The process from How to Bake Bread, a class available in Universal Class, gets you started by mixing 4 ounces of flour (your choice—this recipe starts with AP flour, but others use bread flour or whole wheat flour) with 4 ounces of filtered or distilled water. Mix those together until they become a smooth batter and let it sit on your counter (or on a window ledge if your house/kitchen is cold) loosely covered. Repeat these steps for about five days; each day you will see more bubbles, and the mixture will become looser (almost like a runny pancake batter). Once you get to this stage, you are good to go for baking!
Once you’ve got your starter going, don’t forget to keep feeding! Once you get to the “good for baking stage,” you’ll actually discard and feed each day (or twice a day). When your starter is ripe, before each feeding, remove about 1 cup of “discard,” and then mix in the usual 4 ounces flour and 4 ounces water. You can use the discard for your baking. Most recipes call for 1 cup of starter (this may be referred to as discard or “levain”). If you don’t feel like baking with the discard, you can literally discard it (rinsing it down the sink works just fine).

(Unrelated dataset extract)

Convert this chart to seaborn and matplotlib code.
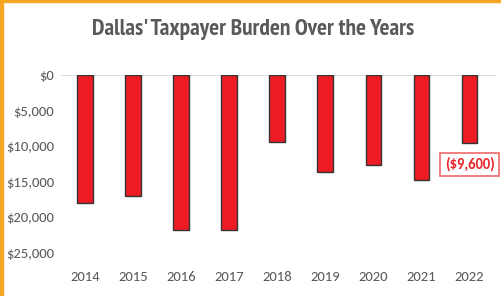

If you’re heading out of town or just don’t want to mess with consistent feeding, you can also store your starter in the fridge for a few days. If you’re going to refrigerate, feed it as you normally would, let it sit for a couple hours to do its thing, and then pop it in the fridge. When you’re ready to use it again, pull it out of the fridge, and let it sit to “wake up” for a couple hours before you feed it again. You can also store discard in the fridge for a few days.
If you feel as if you’ll forget to feed the starter, a common suggestion is to name it! In fact, there are tons of articles and threads on the internet for clever names. I just call mine “The Baby,” so I feed The Baby twice a day. It’s pretty hilarious when I forget and literally blurt out, “I forgot to feed The Baby!”
Now that you’ve got a ripe starter, it’s time to find recipes! Most people default to sourdough bread to use their starter, but you can do so much more! Basically, you can use sourdough starter as the yeast in nearly any recipe. But places like King Arthur Baking and Pinterest are excellent stops for quick recipes. I’ve been making King Arthur’s biscuits, and they are *chef’s kiss.* I’ve also found recipes for sourdough pancakes that are enormously fluffy and a great way to finish off my blueberries. You can also find recipes using resources from the Library!
The bread baking class from Universal Class mentioned above has several recipes (including one specifically for sourdough bread). You can also find some excellent recipes in various cookbooks available from OverDrive or from the Library’s physical collection.